▶ [DATA PROVIDED]:
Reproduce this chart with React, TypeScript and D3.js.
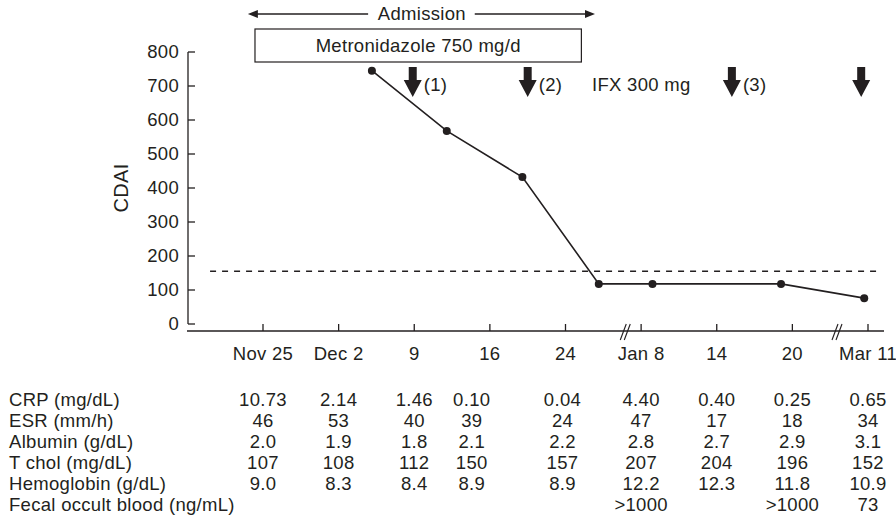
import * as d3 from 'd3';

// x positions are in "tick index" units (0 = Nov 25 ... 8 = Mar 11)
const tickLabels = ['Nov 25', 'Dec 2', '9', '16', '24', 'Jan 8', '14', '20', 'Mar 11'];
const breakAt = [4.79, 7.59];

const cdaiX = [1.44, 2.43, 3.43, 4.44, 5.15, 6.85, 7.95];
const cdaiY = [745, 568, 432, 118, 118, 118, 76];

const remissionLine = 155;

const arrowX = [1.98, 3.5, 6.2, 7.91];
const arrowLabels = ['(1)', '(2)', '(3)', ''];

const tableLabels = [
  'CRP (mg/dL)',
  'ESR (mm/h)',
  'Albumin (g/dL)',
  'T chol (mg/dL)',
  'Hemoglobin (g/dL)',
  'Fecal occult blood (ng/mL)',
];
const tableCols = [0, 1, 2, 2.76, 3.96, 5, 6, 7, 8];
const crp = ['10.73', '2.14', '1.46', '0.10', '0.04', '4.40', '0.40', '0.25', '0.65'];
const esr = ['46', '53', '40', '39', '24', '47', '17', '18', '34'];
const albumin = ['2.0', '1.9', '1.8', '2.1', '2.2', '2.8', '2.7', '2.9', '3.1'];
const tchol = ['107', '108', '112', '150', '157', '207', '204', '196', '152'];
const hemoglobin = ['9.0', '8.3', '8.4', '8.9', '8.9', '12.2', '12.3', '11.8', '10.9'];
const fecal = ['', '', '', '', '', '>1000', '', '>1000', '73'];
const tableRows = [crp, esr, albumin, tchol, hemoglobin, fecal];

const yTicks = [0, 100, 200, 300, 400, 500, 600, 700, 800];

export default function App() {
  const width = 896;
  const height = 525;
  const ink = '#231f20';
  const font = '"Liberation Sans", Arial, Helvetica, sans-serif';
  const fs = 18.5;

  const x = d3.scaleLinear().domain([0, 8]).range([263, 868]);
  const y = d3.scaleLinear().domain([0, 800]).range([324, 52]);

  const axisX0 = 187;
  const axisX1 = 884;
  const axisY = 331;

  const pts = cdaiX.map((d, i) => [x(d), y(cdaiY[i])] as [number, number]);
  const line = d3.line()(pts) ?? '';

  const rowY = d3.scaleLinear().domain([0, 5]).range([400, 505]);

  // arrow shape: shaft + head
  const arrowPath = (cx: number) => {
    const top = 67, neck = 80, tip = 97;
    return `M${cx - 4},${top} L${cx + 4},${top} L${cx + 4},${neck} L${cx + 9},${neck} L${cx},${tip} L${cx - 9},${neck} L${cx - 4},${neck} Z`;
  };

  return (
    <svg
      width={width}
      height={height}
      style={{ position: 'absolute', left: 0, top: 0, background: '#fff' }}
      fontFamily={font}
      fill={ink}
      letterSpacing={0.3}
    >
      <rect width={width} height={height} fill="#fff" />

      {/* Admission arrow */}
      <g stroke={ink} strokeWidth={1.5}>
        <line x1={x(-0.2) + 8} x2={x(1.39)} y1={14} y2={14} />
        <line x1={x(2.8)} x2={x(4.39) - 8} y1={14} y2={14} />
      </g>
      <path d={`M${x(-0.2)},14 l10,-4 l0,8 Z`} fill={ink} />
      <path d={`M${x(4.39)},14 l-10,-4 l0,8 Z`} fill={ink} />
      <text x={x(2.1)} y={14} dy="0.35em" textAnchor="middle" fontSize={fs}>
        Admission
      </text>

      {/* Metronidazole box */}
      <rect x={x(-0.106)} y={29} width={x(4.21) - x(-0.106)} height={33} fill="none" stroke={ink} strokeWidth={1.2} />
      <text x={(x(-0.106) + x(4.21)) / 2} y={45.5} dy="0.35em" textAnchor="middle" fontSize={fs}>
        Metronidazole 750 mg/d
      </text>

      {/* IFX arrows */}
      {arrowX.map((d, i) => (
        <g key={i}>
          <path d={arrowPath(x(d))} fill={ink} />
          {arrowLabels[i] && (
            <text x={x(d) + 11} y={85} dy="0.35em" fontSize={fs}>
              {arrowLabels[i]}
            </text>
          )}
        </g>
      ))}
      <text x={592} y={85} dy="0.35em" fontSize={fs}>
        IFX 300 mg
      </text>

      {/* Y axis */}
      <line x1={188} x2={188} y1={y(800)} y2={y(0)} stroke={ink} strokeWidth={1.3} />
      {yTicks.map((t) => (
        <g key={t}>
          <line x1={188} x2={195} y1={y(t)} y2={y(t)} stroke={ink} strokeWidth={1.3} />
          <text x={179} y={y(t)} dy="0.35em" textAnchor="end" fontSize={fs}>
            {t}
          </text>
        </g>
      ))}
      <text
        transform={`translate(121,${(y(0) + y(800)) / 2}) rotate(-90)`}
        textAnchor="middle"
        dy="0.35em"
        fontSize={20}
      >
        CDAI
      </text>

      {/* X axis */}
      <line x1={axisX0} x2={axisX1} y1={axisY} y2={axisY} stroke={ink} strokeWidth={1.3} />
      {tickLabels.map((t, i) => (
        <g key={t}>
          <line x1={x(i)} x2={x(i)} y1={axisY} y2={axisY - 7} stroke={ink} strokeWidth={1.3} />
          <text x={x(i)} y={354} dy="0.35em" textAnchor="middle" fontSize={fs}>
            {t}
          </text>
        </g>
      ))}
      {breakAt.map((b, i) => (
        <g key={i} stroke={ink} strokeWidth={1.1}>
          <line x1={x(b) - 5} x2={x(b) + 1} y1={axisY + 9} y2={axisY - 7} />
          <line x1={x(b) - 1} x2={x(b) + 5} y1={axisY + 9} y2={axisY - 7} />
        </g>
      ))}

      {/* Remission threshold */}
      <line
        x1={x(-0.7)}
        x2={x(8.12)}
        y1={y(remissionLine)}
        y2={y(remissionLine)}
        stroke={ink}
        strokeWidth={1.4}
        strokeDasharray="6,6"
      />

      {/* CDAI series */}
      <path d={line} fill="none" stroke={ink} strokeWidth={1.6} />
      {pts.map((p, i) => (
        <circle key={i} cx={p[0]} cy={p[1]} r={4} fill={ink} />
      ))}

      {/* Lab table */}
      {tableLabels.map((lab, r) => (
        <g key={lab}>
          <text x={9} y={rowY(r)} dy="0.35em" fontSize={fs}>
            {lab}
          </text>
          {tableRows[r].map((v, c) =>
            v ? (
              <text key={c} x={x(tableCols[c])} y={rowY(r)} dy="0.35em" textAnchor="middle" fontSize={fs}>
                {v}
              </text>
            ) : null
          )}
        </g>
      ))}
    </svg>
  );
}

▶ [TASK DESCRIPTION]:
Copy exactly the lines running from the beginning of the listing through the line that has "const breakAt = [4.79, 7.59];". Drop the pictures.

▶ [SOLUTION TO THE PROBLEM]:
Reproduce this chart with React, TypeScript and D3.js.
import * as d3 from 'd3';

// x positions are in "tick index" units (0 = Nov 25 ... 8 = Mar 11)
const tickLabels = ['Nov 25', 'Dec 2', '9', '16', '24', 'Jan 8', '14', '20', 'Mar 11'];
const breakAt = [4.79, 7.59];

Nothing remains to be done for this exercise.